Conversations with Twenty-One Maine Families


Janet
LUBEC,  MAINE

"I feel that the Parents as Scholars program gave me the opportunity to become the person that I am today, not by sending me to school but by believing that I could. I am sharing my story in hopes that it does some other parent good." 


Growing up in the coastal town of Lubec, Maine, there weren't a whole lot of options for people to choose from. I married while still in high school and had a child soon after graduation. By the age of 30, I had been married and divorced twice and worked as a laborer since the age of fifteen. In December of 1997, my life changed just as I was feeling good about myself. I became injured and could no longer work. By February of 1998 I was running out of money and had to find a way to support my twelve-year-old daughter and myself. I turned to the TANF program to help feed her but this was very degrading for me, it was not what I wanted. Then someone asked me how I would feel about going back to school.

I had always wanted to go to college but never thought it would happen. Having a child at nineteen kind of puts a hold on your whole life. My injury has insured that I will never again do the work that I had been doing previously so I thought, "It can't hurt anything to try." That was the best thing that ever happened to me. All my life the jobs I had were hard work paying anywhere from $10,000 to $15,000 a year. Not much money to raise a child on but I was doing it. School would change the way of life for my family.

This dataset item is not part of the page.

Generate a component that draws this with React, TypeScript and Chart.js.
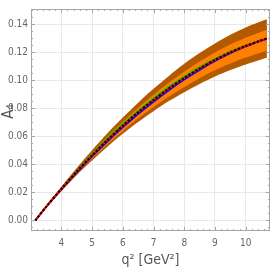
import React, { useEffect, useRef } from "react";
import { Chart, registerables } from "chart.js";

Chart.register(...registerables);

const q2 = [3.157, 3.5, 4, 4.5, 5, 5.5, 6, 6.5, 7, 7.5, 8, 8.5, 9, 9.5, 10, 10.5, 10.69];
const central = [0, 0.0095, 0.0224, 0.0348, 0.0464, 0.0574, 0.0676, 0.0772, 0.086, 0.0942, 0.1017, 0.1085, 0.1146, 0.12, 0.1246, 0.1286, 0.1299];
const greenCurve = [0, 0.0097, 0.0229, 0.0356, 0.0474, 0.0586, 0.0689, 0.0785, 0.0873, 0.0955, 0.1029, 0.1096, 0.1155, 0.1207, 0.1251, 0.1289, 0.1301];
const blueCurve = [0, 0.0093, 0.0219, 0.034, 0.0454, 0.0562, 0.0663, 0.0759, 0.0847, 0.0929, 0.1005, 0.1074, 0.1137, 0.1193, 0.1241, 0.1283, 0.1297];
const outerHigh = [0, 0.0101, 0.024, 0.0374, 0.0501, 0.0622, 0.0734, 0.0841, 0.094, 0.1032, 0.1118, 0.1195, 0.1264, 0.1326, 0.1378, 0.1422, 0.1437];
const outerLow = [0, 0.0089, 0.0208, 0.0322, 0.0427, 0.0526, 0.0618, 0.0703, 0.078, 0.0852, 0.0916, 0.0975, 0.1028, 0.1074, 0.1114, 0.115, 0.1161];
const innerHigh = [0, 0.0098, 0.0231, 0.036, 0.0481, 0.0596, 0.0702, 0.0803, 0.0896, 0.0983, 0.1062, 0.1135, 0.1199, 0.1257, 0.1305, 0.1347, 0.1361];
const innerLow = [0, 0.0091, 0.0214, 0.0332, 0.0441, 0.0544, 0.0639, 0.0729, 0.081, 0.0885, 0.0953, 0.1016, 0.1072, 0.1121, 0.1163, 0.12, 0.1212];

const xTicks = [4, 5, 6, 7, 8, 9, 10];
const yTicks = [0, 0.02, 0.04, 0.06, 0.08, 0.1, 0.12, 0.14];

const FONT = "'Liberation Sans Narrow', 'DejaVu Sans Condensed', 'Roboto Condensed', 'Liberation Sans', sans-serif";

const pts = (ys: number[]) => q2.map((x, i) => ({ x, y: ys[i] }));

const framePlugin = {
  id: "frameTicks",
  afterDatasetsDraw(chart: any) {
    const { ctx, chartArea: a, scales } = chart;
    const xs = scales.x;
    const ys = scales.y;
    ctx.save();
    ctx.strokeStyle = "#a6a6a6";
    ctx.lineWidth = 1;
    ctx.strokeRect(a.left + 0.5, a.top + 0.5, a.right - a.left - 1, a.bottom - a.top - 1);
    ctx.beginPath();
    for (let i = 16; i <= 54; i++) {
      const v = i / 5;
      const px = Math.round(xs.getPixelForValue(v)) + 0.5;
      if (px < a.left || px > a.right) continue;
      const major = i % 5 === 0;
      const len = major ? 4 : 2;
      ctx.moveTo(px, a.bottom);
      ctx.lineTo(px, a.bottom - len);
      ctx.moveTo(px, a.top);
      ctx.lineTo(px, a.top + len);
    }
    for (let i = -1; i <= 30; i++) {
      const v = i * 0.005;
      const py = Math.round(ys.getPixelForValue(v)) + 0.5;
      if (py < a.top || py > a.bottom) continue;
      const major = i % 4 === 0;
      const len = major ? 4 : 2;
      ctx.moveTo(a.left, py);
      ctx.lineTo(a.left + len, py);
      ctx.moveTo(a.right, py);
      ctx.lineTo(a.right - len, py);
    }
    ctx.stroke();
    ctx.restore();
  },
};

export default function App() {
  const ref = useRef<HTMLCanvasElement | null>(null);
  useEffect(() => {
    document.body.style.margin = "0";
    const canvas = ref.current!;
    const band = { pointRadius: 0, tension: 0.3, borderWidth: 0, borderColor: "rgba(0,0,0,0)" };
    const line = { pointRadius: 0, tension: 0.3, fill: false };
    const chart = new Chart(canvas, {
      type: "line",
      data: {
        datasets: [
          { data: pts(outerLow), fill: false, order: 8, ...band },
          { data: pts(outerHigh), backgroundColor: "#b35900", fill: "-1", order: 7, ...band },
          { data: pts(innerLow), fill: false, order: 6, ...band },
          { data: pts(innerHigh), backgroundColor: "#ff8000", fill: "-1", order: 5, ...band },
          { data: pts(greenCurve), borderColor: "#00d000", borderWidth: 1.5, order: 4, ...line },
          { data: pts(blueCurve), borderColor: "#0000ff", borderWidth: 1.5, order: 3, ...line },
          { data: pts(central), borderColor: "#ff0000", borderWidth: 2, order: 2, ...line },
          { data: pts(central), borderColor: "#000000", borderWidth: 2, borderDash: [2, 2], order: 1, ...line },
        ],
      },
      options: {
        animation: false,
        responsive: false,
        maintainAspectRatio: false,
        layout: { padding: { top: 1, right: 3, bottom: 0, left: 0 } },
        plugins: { legend: { display: false }, tooltip: { enabled: false } },
        scales: {
          x: {
            type: "linear",
            min: 3.014,
            max: 10.79,
            afterFit: (s: any) => { s.height = 42; },
            afterBuildTicks: (s: any) => { s.ticks = xTicks.map((v) => ({ value: v })); },
            grid: { color: "#e8e8e8", drawTicks: false },
            border: { display: false },
            ticks: { color: "#666", padding: 6, font: { family: FONT, size: 10 }, callback: (v: any) => String(v) },
            title: { display: true, text: "q² [GeV²]", color: "#555", font: { family: FONT, size: 14 }, padding: { top: 0, bottom: 4 } },
          },
          y: {
            type: "linear",
            min: -0.0076,
            max: 0.151,
            afterFit: (s: any) => { s.width = 31; },
            afterBuildTicks: (s: any) => { s.ticks = yTicks.map((v) => ({ value: v })); },
            grid: { color: "#e8e8e8", drawTicks: false },
            border: { display: false },
            ticks: { color: "#666", padding: 3, font: { family: FONT, size: 10 }, callback: (v: any) => Number(v).toFixed(2) },
            title: { display: true, text: "    A₄", color: "#555", font: { family: FONT, size: 15 }, padding: { top: 0, bottom: 0 } },
          },
        },
      },
      plugins: [framePlugin],
    });
    return () => chart.destroy();
  }, []);
  return <canvas ref={ref} width={273} height={273} style={{ display: "block", width: 273, height: 273 }} />;
}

On May 12, 2001, I graduated from the University of Maine in Machias with an Associate of Science Degree, with honors, in Administrative Management. Since graduation, I landed a job as a Financial Services Coordinator in a small community nursing and residential care facility. This has doubled the annual income that I was earning before my accident. And not only that, my daughter, who is now 17 and a junior in high school, is definitely going to college and maybe even graduate school.